On the original paper AdaDelta do not use any learning rate parameter, but in Keras we can set it just as in other method and as written on the equation.

In [None]:
optim_adadelta = tf.keras.optimizers.AdaDelta(
    learning_rate=0.001,
    rho=0.9,
    epsilon=1e-07,
    name="RMSprop"
)

Adam optimization is a stochastic gradient descent method that is based on adaptive estimation of first-order and second-order moments.ADAM is just Adadelta (which rescales gradients based on accumulated "second-order" information) plus momentum (which smooths gradients based on accumulated "first-order" information). 

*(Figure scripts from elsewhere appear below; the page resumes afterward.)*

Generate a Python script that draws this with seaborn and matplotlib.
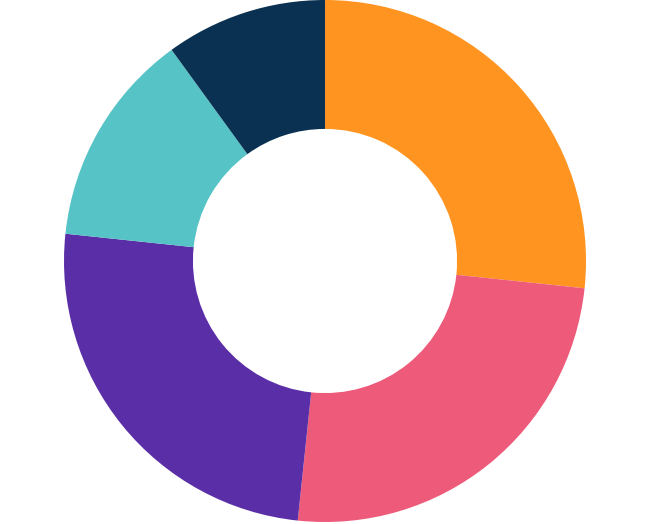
import matplotlib
matplotlib.use("Agg")
import matplotlib.pyplot as plt
import seaborn as sns

# ==========================================================
#  DATA
# ==========================================================
labels = ["A", "B", "C", "D", "E"]
values = [8, 7.5, 7.5, 4, 3]
colors = ["#FF9421", "#EE5A7A", "#5A2EA6", "#56C3C6", "#0A3152"]

# ==========================================================
#  PLOT
# ==========================================================
sns.set_theme(style="white")
palette = sns.color_palette(colors)

fig = plt.figure(figsize=(6.51, 5.24), dpi=100)
ax = fig.add_axes([0, 0, 1, 1])

ax.pie(
    values,
    colors=palette,
    startangle=90,
    counterclock=False,
    radius=1.0,
    wedgeprops=dict(width=0.494, linewidth=0, antialiased=True),
)

# pixel geometry: centre at (325, 261), outer radius 261 px
r_px = 261.0
ax.set_xlim(-325 / r_px, (651 - 325) / r_px)
ax.set_ylim(-(524 - 261) / r_px, 261 / r_px)
ax.set_aspect("equal")
ax.axis("off")

fig.savefig("out.png", dpi=100)
plt.close(fig)
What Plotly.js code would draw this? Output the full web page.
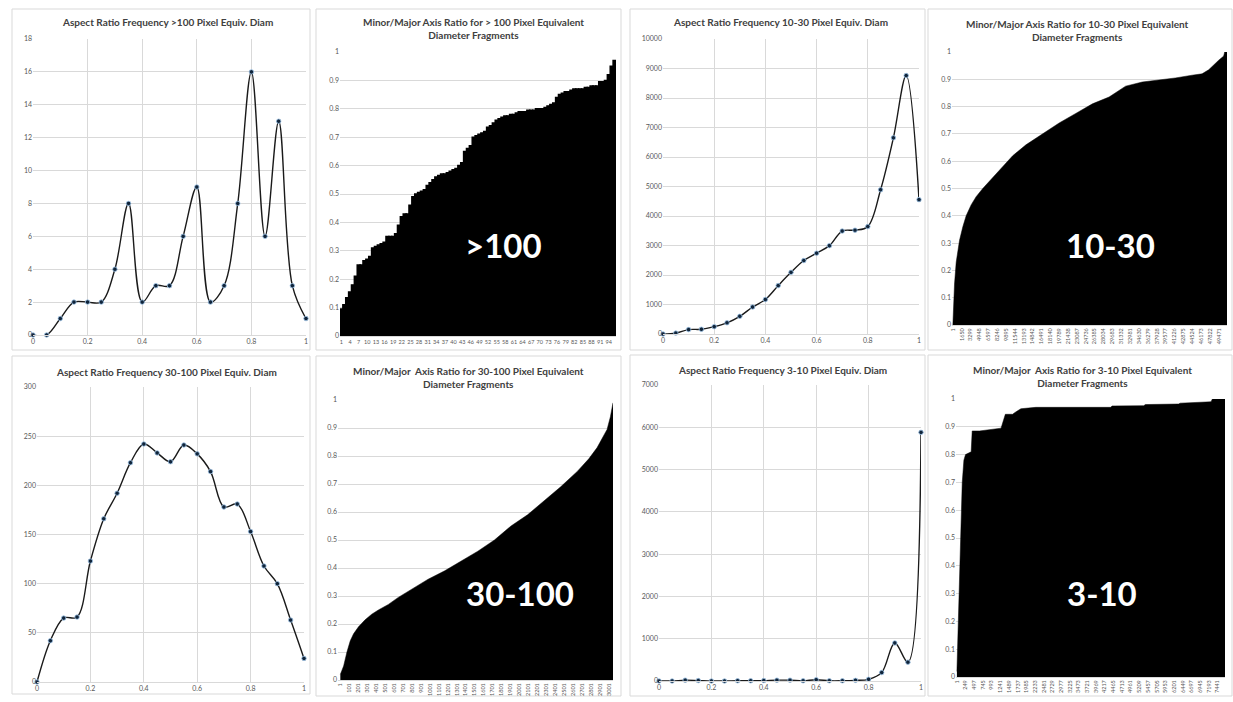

$s_t=\beta_{1} v_{t-1}+(1-\beta_{1})(\frac{\delta J}{\delta{\theta}}) $

$v_t=\beta_{2} x_{t-1}+(1-\beta_{2})(\frac{\delta J}{\delta{\theta}})^{2} $

$\Delta \theta_{t}=-\frac{\eta s_t}{\sqrt{v_t+\epsilon}}(\frac{\delta J}{\delta{\theta}})$ 


In [None]:
optim_adam = tf.keras.optimizers.Adam(
    learning_rate=0.001,
    rho=0.9,
    epsilon=1e-07,
    name="RMSprop"
)

Generally, we prefer the adaptive learning rate or momentum method as the more epoch the learning has through, we need smaller learning rate to avoid fluctuation of the weights. However, there are some cases where the Nesterov optimizer give better performance when we hit the right parameter.